Pendapat ini adalah pilihan Syaikhul Islam Ibnu Taimiyah dan muridnya Ibnul Qayyim dan selain mereka berdua dari orang-orang yang melakukan penelitian.
Faidah
Pertama, para ulama sepakat bahwa makan, minum, dan bersetubuh itu membatalkan puasa. Mereka berbeda pendapat dalam masalah bekam, memakai celak mata, mengeluarkan sperma tanpa bersetubuh, keluar air madzi dan yang lainnya yang sudah lewat perinciannya.
Kedua, telah kita bahas bahwa mengambil darah yang banyak itu dapat membatalkan puasa seperti berbekam menurut pendapat yang kuat. Seandainya kita memperkirakan bahwa orang yang sakit itu terpaksa membutuhkan pertolongan darah sebelum maghrib maka dibolehkan bagi orang yang ingin mengambil darah untuk berbuka karena untuk menyelamatkan orang yang dijaga.
Ketiga, jika suatu ibadah dilakukan berdasarkan tuntutan hukum, lalu ada seseorang menyangka rusak dan batalnya ibadah itu, maka ia harus memaparkan dalil yang menunjukkan hal itu, jika tidak maka persangakaannya tidak diterima, karena kurang atau batalnya ibadah dibuktikan dengan dalil.
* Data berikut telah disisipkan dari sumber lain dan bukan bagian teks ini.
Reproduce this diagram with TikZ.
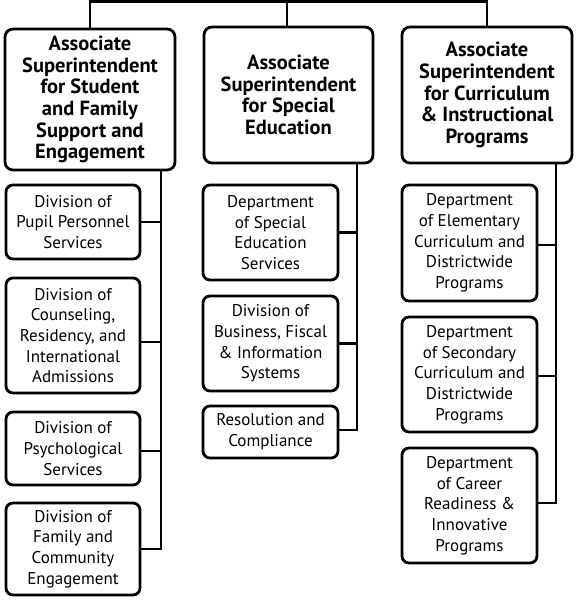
\documentclass[tikz,border=0pt]{standalone}
\usepackage{fontspec}
\setmainfont{PT Sans}
\begin{document}
\begin{tikzpicture}[x=1pt,y=-1pt,
  line width=2.8pt,
  headbox/.style={draw, rounded corners=8pt, align=center, inner sep=0pt,
    font=\fontsize{20.5}{21.7}\selectfont\bfseries},
  subbox/.style={draw, rounded corners=7pt, align=center, inner sep=0pt,
    font=\fontsize{17}{20.7}\selectfont},
  link/.style={line width=2.8pt}]
\useasboundingbox (0,0) rectangle (581,605);
% head boxes
\node[headbox, minimum width=170pt, minimum height=141pt] (h1) at (90,99.5)
  {Associate\\Superintendent\\for Student\\and Family\\Support and\\Engagement};
\node[headbox, minimum width=169pt, minimum height=136pt] (h2) at (288.5,95)
  {Associate\\Superintendent\\for Special\\Education};
\node[headbox, minimum width=170pt, minimum height=136pt] (h3) at (487,95)
  {Associate\\Superintendent\\for Curriculum\\\& Instructional\\Programs};
% left column
\node[subbox, minimum width=134pt, minimum height=74pt] (a1) at (73,222)
  {Division of\\Pupil Personnel\\Services};
\node[subbox, minimum width=134pt, minimum height=115pt] (a2) at (73,335.5)
  {Division of\\Counseling,\\Residency, and\\International\\Admissions};
\node[subbox, minimum width=134pt, minimum height=73pt] (a3) at (73,448.5)
  {Division of\\Psychological\\Services};
\node[subbox, minimum width=134pt, minimum height=92pt] (a4) at (73,549)
  {Division of\\Family and\\Community\\Engagement};
% middle column
\node[subbox, minimum width=135pt, minimum height=95pt] (b1) at (270.5,232.5)
  {Department\\of Special\\Education\\Services};
\node[subbox, minimum width=135pt, minimum height=95pt] (b2) at (270.5,343.5)
  {Division of\\Business, Fiscal\\\& Information\\Systems};
\node[subbox, minimum width=135pt, minimum height=52pt] (b3) at (270.5,432)
  {Resolution and\\Compliance};
% right column
\node[subbox, minimum width=135pt, minimum height=116pt] (c1) at (469.5,243)
  {Department\\of Elementary\\Curriculum and\\Districtwide\\Programs};
\node[subbox, minimum width=135pt, minimum height=115pt] (c2) at (469.5,374.5)
  {Department\\of Secondary\\Curriculum and\\Districtwide\\Programs};
\node[subbox, minimum width=135pt, minimum height=115pt] (c3) at (469.5,505.5)
  {Department\\of Career\\Readiness \&\\Innovative\\Programs};
% top connectors
\coordinate (top) at (287,0);
\draw[link] (h1.north) -- ++(0,-26) -| (h3.north);
\draw[link] (top) -- (top |- h2.north);
% spines
\coordinate (sa) at (161,170);
\coordinate (sb) at (357,163);
\coordinate (sc) at (556,163);
\draw[link] (sa) -- (sa |- a4.east) -- (a4.east);
\draw[link] (a1.east) -- (a1.east -| sa);
\draw[link] ([yshift=-6.5pt]a2.east) -- ([yshift=-6.5pt]a2.east -| sa);
\draw[link] ([yshift=-2.5pt]a3.east) -- ([yshift=-2.5pt]a3.east -| sa);
\draw[link] (sb) -- ([yshift=2pt]sb |- b3.east) -- ([yshift=2pt]b3.east);
\draw[link] (b1.east) -- (b1.east -| sb);
\draw[link] (b2.east) -- (b2.east -| sb);
\draw[link] (sc) -- ([yshift=2.5pt]sc |- c3.east) -- ([yshift=2.5pt]c3.east);
\draw[link] ([yshift=-2pt]c1.east) -- ([yshift=-2pt]c1.east -| sc);
\draw[link] ([yshift=-1.5pt]c2.east) -- ([yshift=-1.5pt]c2.east -| sc);
\end{tikzpicture}
\end{document}
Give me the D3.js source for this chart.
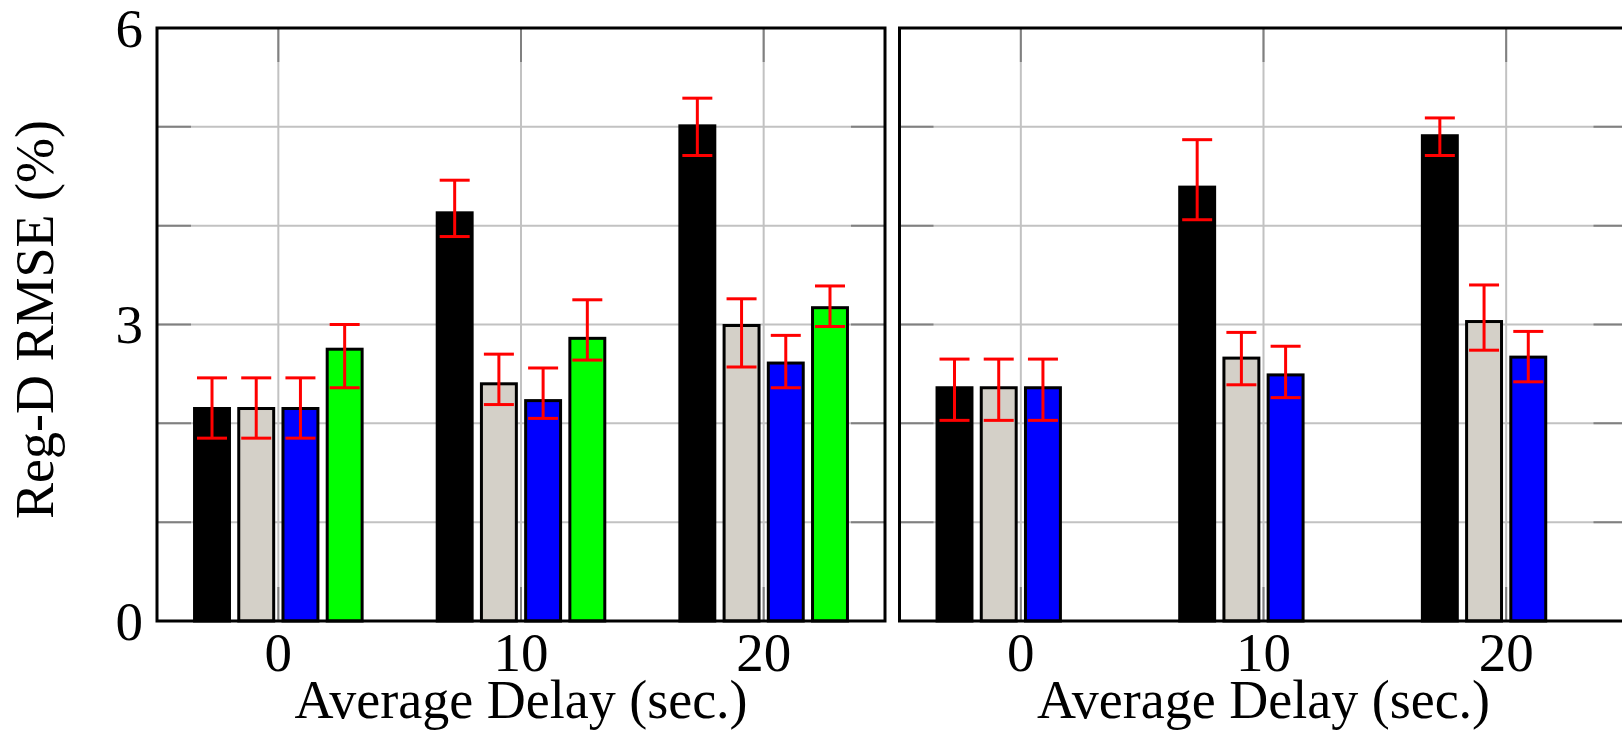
<!DOCTYPE html>
<html>
<head>
<meta charset="utf-8">
<script src="https://cdn.jsdelivr.net/npm/d3@7"></script>
<style>
  html, body { margin: 0; padding: 0; background: #ffffff; }
  svg { display: block; }
  text { font-family: "Liberation Serif", "Times New Roman", serif; fill: #000; }
</style>
</head>
<body>
<svg id="chart" width="1622" height="732"></svg>
<script>
// Delay settings on the x axis
const delays = ["0", "10", "20"];
const seriesKeys = ["m1", "m2", "m3", "m4"];
const seriesFill = ["#000000", "#d4d0c8", "#0000ff", "#00ff00"];

// Y axis ticks (labels only on every third tick)
const yTicks = [0, 1, 2, 3, 4, 5, 6];
const yTickLabels = ["0", "", "", "3", "", "", "6"];

// Left panel: mean RMSE per delay (rows) and method (columns), with error-bar bounds
const leftMean  = [[2.15, 2.15, 2.15, 2.75], [4.13, 2.40, 2.23, 2.86], [5.01, 2.99, 2.61, 3.17]];
const leftLow   = [[1.85, 1.85, 1.85, 2.36], [3.89, 2.19, 2.05, 2.64], [4.71, 2.57, 2.36, 2.98]];
const leftHigh  = [[2.46, 2.46, 2.46, 3.00], [4.46, 2.70, 2.56, 3.25], [5.29, 3.26, 2.89, 3.39]];

// Right panel: only the first three methods
const rightMean = [[2.36, 2.36, 2.36], [4.39, 2.66, 2.49], [4.91, 3.03, 2.67]];
const rightLow  = [[2.03, 2.03, 2.03], [4.06, 2.39, 2.26], [4.71, 2.74, 2.42]];
const rightHigh = [[2.65, 2.65, 2.65], [4.87, 2.92, 2.78], [5.09, 3.40, 2.93]];

const xTitle = "Average Delay (sec.)";
const yTitle = "Reg-D RMSE (%)";

const svg = d3.select("#chart");
const plotTop = 28, plotBottom = 621;
const y = d3.scaleLinear().domain([0, 6]).range([plotBottom, plotTop]);
const tickLen = 34;

function drawPanel(left, right, mean, low, high, showY) {
  const g = svg.append("g");
  const x0 = d3.scaleBand().domain(delays).range([left, right]).padding(0);
  const x1 = d3.scaleBand().domain(seriesKeys)
    .range([0, x0.bandwidth()]).paddingInner(0.21).paddingOuter(0.849);

  // grid
  g.selectAll(".hgrid").data(yTicks.slice(1, -1)).join("line")
    .attr("x1", left).attr("x2", right)
    .attr("y1", d => y(d)).attr("y2", d => y(d))
    .attr("stroke", "#c2c2c2").attr("stroke-width", 2);
  g.selectAll(".vgrid").data(delays).join("line")
    .attr("x1", d => x0(d) + x0.bandwidth() / 2).attr("x2", d => x0(d) + x0.bandwidth() / 2)
    .attr("y1", plotTop).attr("y2", plotBottom)
    .attr("stroke", "#c2c2c2").attr("stroke-width", 2);

  // inward tick marks on all four sides
  const tickCol = "#808080";
  yTicks.forEach(t => {
    g.append("line").attr("x1", left).attr("x2", left + tickLen)
      .attr("y1", y(t)).attr("y2", y(t)).attr("stroke", tickCol).attr("stroke-width", 2);
    g.append("line").attr("x1", right - tickLen).attr("x2", right)
      .attr("y1", y(t)).attr("y2", y(t)).attr("stroke", tickCol).attr("stroke-width", 2);
  });
  delays.forEach(d => {
    const cx = x0(d) + x0.bandwidth() / 2;
    g.append("line").attr("x1", cx).attr("x2", cx)
      .attr("y1", plotBottom).attr("y2", plotBottom - tickLen).attr("stroke", tickCol).attr("stroke-width", 2);
    g.append("line").attr("x1", cx).attr("x2", cx)
      .attr("y1", plotTop).attr("y2", plotTop + tickLen).attr("stroke", tickCol).attr("stroke-width", 2);
  });

  // bars and error bars
  const rows = [];
  delays.forEach((d, i) => {
    mean[i].forEach((v, j) => {
      rows.push({ delay: d, key: seriesKeys[j], fill: seriesFill[j], v, lo: low[i][j], hi: high[i][j] });
    });
  });
  g.selectAll(".bar").data(rows).join("rect")
    .attr("x", r => x0(r.delay) + x1(r.key))
    .attr("width", x1.bandwidth())
    .attr("y", r => y(r.v))
    .attr("height", r => y(0) - y(r.v))
    .attr("fill", r => r.fill)
    .attr("stroke", "#000").attr("stroke-width", 3);

  const cap = 15;
  const eb = g.selectAll(".err").data(rows).join("g")
    .attr("stroke", "#ff0000").attr("stroke-width", 3);
  eb.append("line")
    .attr("x1", r => x0(r.delay) + x1(r.key) + x1.bandwidth() / 2)
    .attr("x2", r => x0(r.delay) + x1(r.key) + x1.bandwidth() / 2)
    .attr("y1", r => y(r.lo)).attr("y2", r => y(r.hi));
  ["lo", "hi"].forEach(k => {
    eb.append("line")
      .attr("x1", r => x0(r.delay) + x1(r.key) + x1.bandwidth() / 2 - cap)
      .attr("x2", r => x0(r.delay) + x1(r.key) + x1.bandwidth() / 2 + cap)
      .attr("y1", r => y(r[k])).attr("y2", r => y(r[k]));
  });

  // frame
  g.append("rect").attr("x", left).attr("y", plotTop)
    .attr("width", right - left).attr("height", plotBottom - plotTop)
    .attr("fill", "none").attr("stroke", "#000").attr("stroke-width", 3);

  // x tick labels and title
  g.selectAll(".xl").data(delays).join("text")
    .attr("x", d => x0(d) + x0.bandwidth() / 2).attr("y", 671)
    .attr("text-anchor", "middle").attr("font-size", 55).text(d => d);
  g.append("text").attr("x", (left + right) / 2).attr("y", 718)
    .attr("text-anchor", "middle").attr("font-size", 54)
    .attr("xml:space", "preserve").text(xTitle);

  if (showY) {
    g.selectAll(".yl").data(yTicks).join("text")
      .attr("x", left - 14).attr("y", d => y(d) + 18.5)
      .attr("text-anchor", "end").attr("font-size", 55)
      .text((d, i) => yTickLabels[i]);
    g.append("text")
      .attr("transform", `translate(53, ${(plotTop + plotBottom) / 2 - 5}) rotate(-90)`)
      .attr("text-anchor", "middle").attr("font-size", 54).text(yTitle);
  }
}

drawPanel(157, 885, leftMean, leftLow, leftHigh, true);
drawPanel(899.5, 1627.5, rightMean, rightLow, rightHigh, false);
</script>
</body>
</html>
Keempat, Sang penetap hukum (Allah SWT) jika menetapkan suatu ibadah maka dijelaskan rukun, syarat, hal-hal yang wajibnya sebagaimana yang diistilahkan oleh ulama ushul, begitu juga dijelaskan hal-hal yang membatalkan, dan merusaknya. Karena segala sesuatu belum sempurna kecuali disertai dengan penjelasan hal yang menyempurnakan, merusak, dan membatalkannya.
Jadi, tidak dibolehkan bagi seseorang untuk menuntut batal dan rusaknya ibadah orang dari dirinya sendiri, atau berdasarkan hukum yang diputuskan dari dirinya, karena hal ini merupakan bentuk permusuhan terhadap makhluk dalam ibadah mereka dan perlawanan terhadap hak Sang Khalik dalam menetapkan hukum.